Marco Vinco (Leporello) and Serena Farnocchia (Donna Elvira)
in Mozart's Don Giovanni (Photo by: Cory Weaver)

One change in this new production took me completely by surprise. According to Wikipedia:
"The opera's final ensemble was generally omitted until the mid-20th century and does not appear in the Viennese libretto of 1788. Nonetheless, the final ensemble is almost invariably performed in full today."
This was the first time I had seen Don Giovanni performed without the final ensemble. To my mind, the deletion is a huge dramatic improvement that leaves the audience in a much different place emotionally.

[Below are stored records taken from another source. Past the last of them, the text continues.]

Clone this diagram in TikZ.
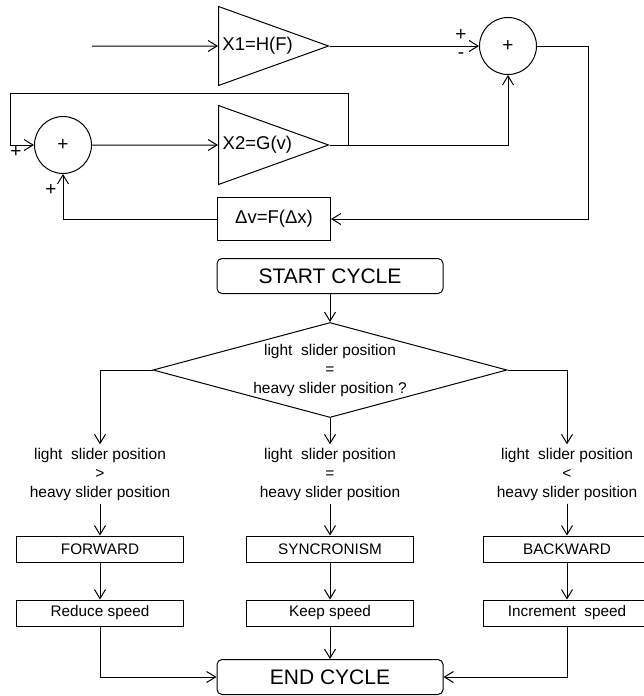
\documentclass[tikz,border=0pt]{standalone}
\usepackage{fontspec}
\setmainfont{Liberation Sans}
\usetikzlibrary{arrows.meta,shapes.geometric}
\newcommand{\amptxt}{\fontsize{18.5}{20}\selectfont}
\newcommand{\termtxt}{\fontsize{21}{24}\selectfont}
\newcommand{\condtxt}{\fontsize{15.5}{19}\selectfont}
\newcommand{\boxtxt}{\fontsize{15.3}{18}\selectfont}
\newcommand{\signtxt}{\fontsize{19}{20}\selectfont}

\begin{document}
\begin{tikzpicture}[x=1pt, y=-1pt, line width=1pt, >={Straight Barb[length=9pt,width=11pt]},
   amp/.style={draw, isosceles triangle, isosceles triangle stretches, minimum width=79pt, minimum height=110pt, inner sep=0pt, font=\amptxt},
   sum/.style={draw, circle, minimum size=57pt, inner sep=0pt, font=\signtxt},
   sign/.style={inner sep=0pt, font=\signtxt},
   block/.style={draw, minimum width=167pt, minimum height=26pt, inner sep=0pt, font=\boxtxt},
   term/.style={draw, rounded corners=5pt, minimum width=226pt, minimum height=35pt, inner sep=0pt, font=\termtxt},
   decision/.style={draw, diamond, aspect=3.7, minimum width=354pt, minimum height=95pt, inner sep=0pt, align=center, font=\condtxt},
   cond/.style={inner sep=3pt, align=center, font=\condtxt}]
      \useasboundingbox (0,0) rectangle (644,696);
      \coordinate (input) at (92,46);
      \node [amp, anchor=lower side] (amp1) at (218,46) {X1=H(F)};
      \node [sum] (sum1) at (508,46) {+};
      \node [sign] (p1) at (461,35) {+};
      \node [sign] (m1) at (461,56) {-};
      \node [sum] (sum2) at (63,145) {+};
      \node [sign] (p2) at (16,152) {+};
      \node [sign] (p3) at (51,190) {+};
      \node [amp, anchor=lower side] (amp2) at (218,145) {X2=G(v)};
      \node [draw, minimum width=113pt, minimum height=43pt, inner sep=0pt, font=\amptxt] (dv) at (274,219) {Δv=F(Δx)};
      \coordinate (tap) at (348,145);
      \coordinate (back) at (10,93);
      \draw [->] (input) -- (amp1);
      \draw [->] (amp1.apex) -- (sum1);
      \draw [->] (sum1.east) -- ++(51,0) |- (dv.east);
      \draw [->] (dv.west) -| (sum2.south);
      \draw [->] (sum2.east) -- (amp2);
      \draw [->] (amp2.apex) -| (sum1.south);
      \draw [->] (tap) |- (back) |- (sum2.west);
      \node [term] (start) at (330,276) {START CYCLE};
      \node [decision] (test) at (330,370) {light\ \ slider position\\=\\heavy slider position ?};
      \node [cond] (gt) at (100,474) {light\ \ slider position\\>\\heavy slider position};
      \node [cond] (eq) at (330,474) {light\ \ slider position\\=\\heavy slider position};
      \node [cond] (lt) at (567,474) {light\ \ slider position\\<\\heavy slider position};
      \node [block] (fwd) at (100,549) {FORWARD};
      \node [block] (sync) at (330,549) {SYNCRONISM};
      \node [block] (bwd) at (567,549) {BACKWARD};
      \node [block] (rdc) at (100,613) {Reduce speed};
      \node [block] (keep) at (330,613) {Keep speed};
      \node [block] (inc) at (567,613) {Increment\ \ speed};
      \node [term] (stop) at (330,677) {END CYCLE};
      \draw [->] (start) -- (test);
      \draw [->] (test.west) -| (gt.north);
      \draw [->] (test.south) -- (eq.north);
      \draw [->] (test.east) -| (lt.north);
      \foreach \a/\b in {gt/fwd, eq/sync, lt/bwd, fwd/rdc, sync/keep, bwd/inc}
         \draw [->] (\a) -- (\b);
      \draw [->] (rdc) |- (stop);
      \draw [->] (keep) -- (stop);
      \draw [->] (inc) |- (stop);
   \end{tikzpicture}
\end{document}
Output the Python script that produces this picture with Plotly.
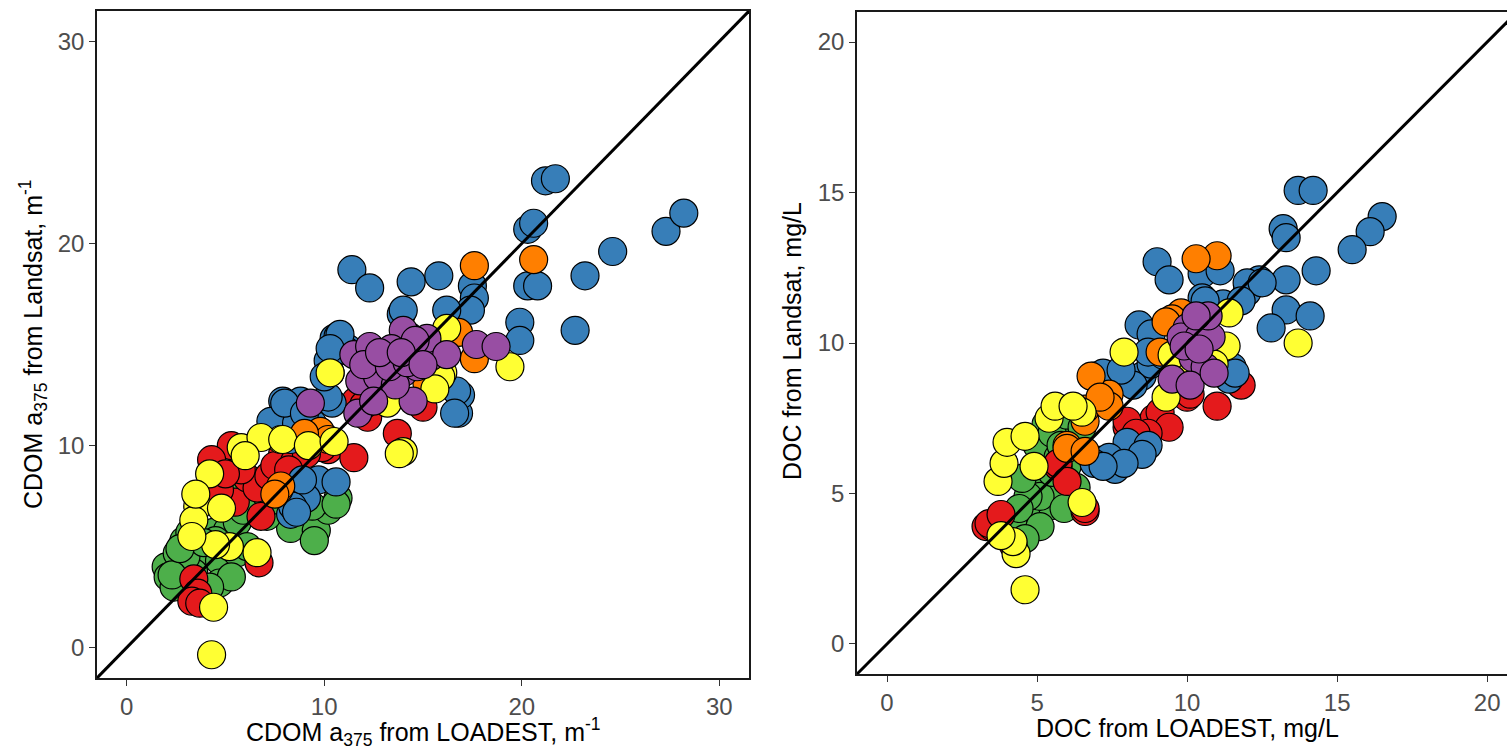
import plotly.graph_objects as go

# ---------------- data: left panel (CDOM a375, m^-1) ----------------
left_green_x = [8.3, 9.6, 9.5, 10.7, 2.0, 2.1, 2.56, 2.9, 3.2, 3.7, 4.4, 5.1, 5.6, 3.4, 4.1, 4.7, 5.6, 4.7, 5.3, 2.9, 3.4, 2.4, 3.7, 4.2, 5.4, 6.3, 7.1, 10.2, 9.4, 6.1, 3.0, 2.3, 4.5, 10.6, 3.9, 2.7, 5.9, 7.4]
left_green_y = [5.9, 5.8, 5.3, 7.4, 4.0, 3.5, 4.67, 5.3, 5.7, 5.7, 5.7, 5.8, 6.2, 4.3, 4.7, 4.3, 4.7, 3.2, 3.5, 3.2, 3.7, 3.0, 2.9, 3.0, 7.9, 7.6, 6.5, 6.8, 7.0, 5.0, 4.5, 3.6, 5.3, 7.1, 5.2, 4.9, 6.8, 7.3]

left_red_x = [5.5, 5.3, 6.1, 6.8, 6.7, 3.4, 3.6, 10.2, 11.5, 9.5, 7.9, 4.7, 6.6, 12.2, 13.7, 15.0, 11.6, 9.9, 3.3, 5.8, 7.2, 12.0, 4.3, 7.5, 3.7, 8.5, 9.1, 8.2, 5.0]
left_red_y = [7.2, 10.0, 8.4, 6.5, 4.2, 3.4, 2.7, 9.8, 9.4, 10.8, 9.6, 7.8, 7.9, 11.4, 10.6, 11.9, 12.2, 9.9, 2.3, 8.8, 8.5, 12.0, 9.3, 9.0, 2.2, 9.2, 9.6, 8.8, 8.6]

left_blue_x = [21.2, 21.7, 20.3, 20.6, 27.3, 28.2, 24.6, 23.2, 22.7, 20.3, 20.8, 19.9, 19.9, 11.4, 12.3, 14.4, 15.8, 17.5, 17.6, 17.4, 16.2, 13.9, 16.8, 16.9, 10.5, 11.2, 10.2, 10.3, 7.9, 8.8, 7.3, 10.4, 8.3, 9.7, 10.6, 8.3, 9.1, 8.4, 8.6, 9.4, 10.7, 11.1, 14.0, 8.0, 10.2, 16.7, 16.6, 8.9, 8.6, 10.8, 10.3, 10.0, 9.0]
left_blue_y = [23.1, 23.2, 20.7, 21.0, 20.6, 21.5, 19.6, 18.4, 15.7, 17.9, 17.9, 16.1, 15.2, 18.7, 17.8, 18.1, 18.4, 17.9, 17.3, 16.7, 16.7, 16.5, 11.6, 12.5, 15.3, 14.8, 14.2, 13.6, 12.2, 12.2, 11.2, 12.1, 10.3, 8.3, 8.2, 6.6, 7.4, 7.0, 11.1, 11.1, 15.4, 14.7, 16.7, 12.1, 12.4, 12.7, 11.6, 8.3, 6.7, 15.5, 14.8, 13.4, 11.6]

left_orange_x = [17.6, 20.6, 17.6, 16.8, 7.7, 9.8, 15.5, 15.2, 10.2, 9.0, 7.8, 7.5]
left_orange_y = [18.9, 19.2, 14.3, 15.6, 7.8, 10.7, 13.3, 13.1, 10.3, 10.6, 8.0, 7.6]

left_yellow_x = [4.3, 4.4, 6.6, 5.8, 7.8, 6.8, 4.2, 3.6, 4.8, 3.4, 10.3, 13.2, 14.0, 16.0, 16.2, 19.4, 7.9, 13.8, 15.9, 3.5, 5.2, 4.5, 3.3, 9.2, 6.0, 10.5, 15.6]
left_yellow_y = [-0.35, 2.0, 4.7, 9.9, 10.3, 10.4, 8.6, 7.0, 6.9, 6.3, 13.6, 12.1, 9.7, 13.6, 15.8, 13.9, 10.3, 9.6, 13.4, 7.6, 5.0, 5.1, 5.5, 10.0, 9.5, 10.2, 12.8]

left_purple_x = [11.5, 12.3, 13.0, 14.3, 15.0, 15.4, 11.8, 12.7, 14.0, 14.7, 14.5, 9.3, 17.7, 18.7, 14.0, 11.7, 13.4, 12.0, 13.6, 15.2, 14.6, 12.5, 16.2, 13.3, 12.8, 14.2, 13.9, 15.0]
left_purple_y = [14.5, 14.9, 14.2, 15.4, 14.9, 14.4, 13.2, 13.4, 13.6, 13.9, 12.2, 12.1, 15.0, 14.9, 15.7, 11.6, 14.8, 14.0, 13.0, 15.3, 15.2, 12.2, 14.5, 13.9, 14.6, 14.1, 14.6, 14.0]

# ---------------- data: right panel (DOC, mg/L) ----------------
right_green_x = [4.15, 4.7, 4.4, 5.0, 5.5, 5.8, 5.0, 5.1, 4.7, 6.0, 5.5, 5.0, 5.7, 4.4, 5.1, 4.6, 5.3, 6.2, 4.5, 6.3, 5.9, 5.5, 6.0, 6.5, 5.8]
right_green_y = [4.15, 3.9, 3.7, 4.4, 4.6, 5.1, 5.4, 4.9, 4.9, 5.9, 5.7, 6.6, 6.2, 4.5, 3.9, 3.5, 7.3, 6.8, 5.5, 5.2, 4.5, 7.0, 7.6, 7.2, 6.6]

right_red_x = [3.3, 3.5, 6.6, 5.7, 7.1, 8.0, 8.9, 8.0, 11.0, 11.8, 10.0, 9.1, 10.1, 3.4, 6.6, 5.7, 3.8, 9.4, 8.7, 4.2, 6.0, 8.3]
right_red_y = [3.9, 3.9, 4.4, 5.9, 6.1, 7.2, 7.5, 7.4, 7.9, 8.6, 8.2, 7.7, 8.3, 4.0, 4.5, 6.0, 4.3, 7.2, 7.0, 3.3, 5.4, 7.0]

right_blue_x = [13.7, 14.2, 16.5, 16.1, 15.5, 13.2, 13.3, 13.3, 14.3, 13.3, 14.1, 12.8, 12.4, 12.0, 9.0, 9.4, 10.5, 11.1, 10.5, 11.2, 8.4, 8.8, 6.9, 7.6, 8.5, 11.5, 11.4, 8.0, 8.7, 7.4, 7.6, 8.5, 6.9, 12.0, 12.5, 10.6, 11.6, 8.8, 7.2, 7.9, 7.2, 11.8, 8.2, 7.8, 9.2, 8.7]
right_blue_y = [15.07, 15.07, 14.2, 13.7, 13.1, 13.8, 13.5, 12.1, 12.4, 11.1, 10.9, 10.5, 12.1, 11.7, 12.7, 12.1, 12.3, 12.4, 11.5, 11.3, 10.6, 10.3, 8.9, 8.8, 8.9, 9.2, 8.8, 6.7, 6.6, 6.2, 5.8, 6.3, 6.0, 12.0, 12.0, 11.4, 9.0, 9.3, 9.0, 6.0, 5.9, 11.4, 8.6, 9.1, 9.6, 9.7]

right_orange_x = [11.0, 10.3, 6.0, 6.6, 7.4, 6.8, 9.8, 9.1, 9.5, 6.0, 6.6, 6.6, 7.4, 7.1, 9.3]
right_orange_y = [12.9, 12.8, 6.6, 7.4, 8.3, 8.9, 11.0, 9.7, 10.8, 6.5, 6.4, 7.8, 7.9, 8.2, 10.7]

right_yellow_x = [4.6, 4.3, 6.5, 3.7, 3.9, 4.9, 4.0, 4.6, 5.4, 6.5, 5.6, 7.9, 13.7, 11.4, 9.9, 9.5, 11.3, 6.2, 4.2, 3.8, 9.3, 10.9]
right_yellow_y = [1.8, 3.0, 4.7, 5.4, 6.0, 5.9, 6.7, 6.9, 7.5, 7.7, 7.9, 9.7, 10.0, 11.0, 8.8, 9.6, 9.9, 7.9, 3.4, 3.6, 8.2, 9.3]

right_purple_x = [10.0, 10.6, 9.8, 10.4, 10.8, 10.2, 10.6, 9.5, 10.1, 10.9, 10.7, 10.3, 9.9, 10.4]
right_purple_y = [10.5, 10.7, 10.2, 10.2, 10.2, 9.5, 9.2, 8.8, 8.6, 9.0, 10.9, 10.9, 9.9, 9.8]

# axis ranges / ticks / identity line extents
left_range = [-1.5, 31.5]
left_ticks = [0, 10, 20, 30]
right_xrange = [-1, 20.66]
right_yrange = [-1, 21]
right_ticks = [0, 5, 10, 15, 20]

# Set1 palette
COL = {"green": "#4DAF4A", "red": "#E41A1C", "blue": "#377EB8",
       "orange": "#FF7F00", "yellow": "#FFFF33", "purple": "#984EA3"}

left_series = [("green", left_green_x, left_green_y), ("red", left_red_x, left_red_y),
               ("blue", left_blue_x, left_blue_y), ("orange", left_orange_x, left_orange_y),
               ("yellow", left_yellow_x, left_yellow_y), ("purple", left_purple_x, left_purple_y)]
right_series = [("green", right_green_x, right_green_y), ("red", right_red_x, right_red_y),
                ("blue", right_blue_x, right_blue_y), ("orange", right_orange_x, right_orange_y),
                ("yellow", right_yellow_x, right_yellow_y), ("purple", right_purple_x, right_purple_y)]

fig = go.Figure()

def add_points(series, xa, ya):
    for name, xs, ys in series:
        fig.add_trace(go.Scatter(
            x=xs, y=ys, mode="markers", xaxis=xa, yaxis=ya, showlegend=False,
            marker=dict(size=28, color=COL[name], line=dict(color="black", width=1.2))))

add_points(left_series, "x", "y")
add_points(right_series, "x2", "y2")

fig.add_trace(go.Scatter(x=left_range, y=left_range, mode="lines", xaxis="x", yaxis="y",
                         line=dict(color="black", width=3), showlegend=False))
fig.add_trace(go.Scatter(x=right_yrange, y=right_yrange, mode="lines", xaxis="x2", yaxis="y2",
                         line=dict(color="black", width=3), showlegend=False))

W, H = 1507, 753
def px(v): return v / W
def py(v): return (H - v) / H

tickfont = dict(family="Liberation Sans, Arial, sans-serif", size=24, color="#4D4D4D")
titlefont = dict(family="Liberation Sans, Arial, sans-serif", size=25, color="black")
axcommon = dict(showgrid=False, zeroline=False, showline=True, linecolor="#1a1a1a", linewidth=1.5,
                ticks="outside", ticklen=6, tickwidth=1.3, tickcolor="#333333", tickfont=tickfont)

fig.update_layout(
    width=W, height=H, margin=dict(l=0, r=0, t=0, b=0),
    paper_bgcolor="white", plot_bgcolor="white",
    xaxis=dict(domain=[px(97), px(749)], range=left_range, tickvals=left_ticks, mirror=True,
               anchor="y", **axcommon),
    yaxis=dict(domain=[py(678), py(11)], range=left_range, tickvals=left_ticks, mirror=True,
               anchor="x", **axcommon),
    xaxis2=dict(domain=[px(857), 1.0], range=right_xrange, tickvals=right_ticks, mirror=True,
                anchor="y2", **axcommon),
    yaxis2=dict(domain=[py(674), py(12)], range=right_yrange, tickvals=right_ticks, mirror=False,
                anchor="x2", **axcommon),
    annotations=[
        dict(text="CDOM a<sub>375</sub> from LOADEST, m<sup>-1</sup>", x=px(423), y=py(732),
             xref="paper", yref="paper", showarrow=False, xanchor="center", yanchor="middle", font=titlefont),
        dict(text="CDOM a<sub>375</sub> from Landsat, m<sup>-1</sup>", x=px(33), y=py(344),
             xref="paper", yref="paper", showarrow=False, xanchor="center", yanchor="middle",
             textangle=-90, font=titlefont),
        dict(text="DOC from LOADEST, mg/L", x=px(1187), y=py(728),
             xref="paper", yref="paper", showarrow=False, xanchor="center", yanchor="middle", font=titlefont),
        dict(text="DOC from Landsat, mg/L", x=px(792), y=py(341),
             xref="paper", yref="paper", showarrow=False, xanchor="center", yanchor="middle",
             textangle=-90, font=titlefont),
    ],
)

fig.write_html("out.html")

Don Giovanni (Lucas Meachem) and the Commendatore
(Morris Robinson) in Mozart's Don Giovanni
Photo by: Cory Weaver

As the libidinous Don (who could easily be branded as a serial rapist) Lucas Meachem was vocally and dramatically superb. Morris Robinson was impressive as The Commendatore. But two things about this performance really stood out:
  • I have often felt that, with new productions, it's best to avoid opening night because it tends to feel like a dress rehearsal. By the end of the run, the cast has usually formed a much tighter ensemble (both as singers and actors) and the performance has a different level of energy. On this particular evening, the entire ensemble was in top form with Luisotta pouring his heart into the music. The results were simply thrilling.
  • Certain shifts away from standard performance style helped to make this an exceptionally rewarding staging. Not only was each and every moment carefully thought out and executed with regard to character development, one never had the sense that this was just another production where singers were following the blocking indicated in a prompt book. The artists onstage genuinely brought their characters to life (something that doesn't happen as often as it should in opera).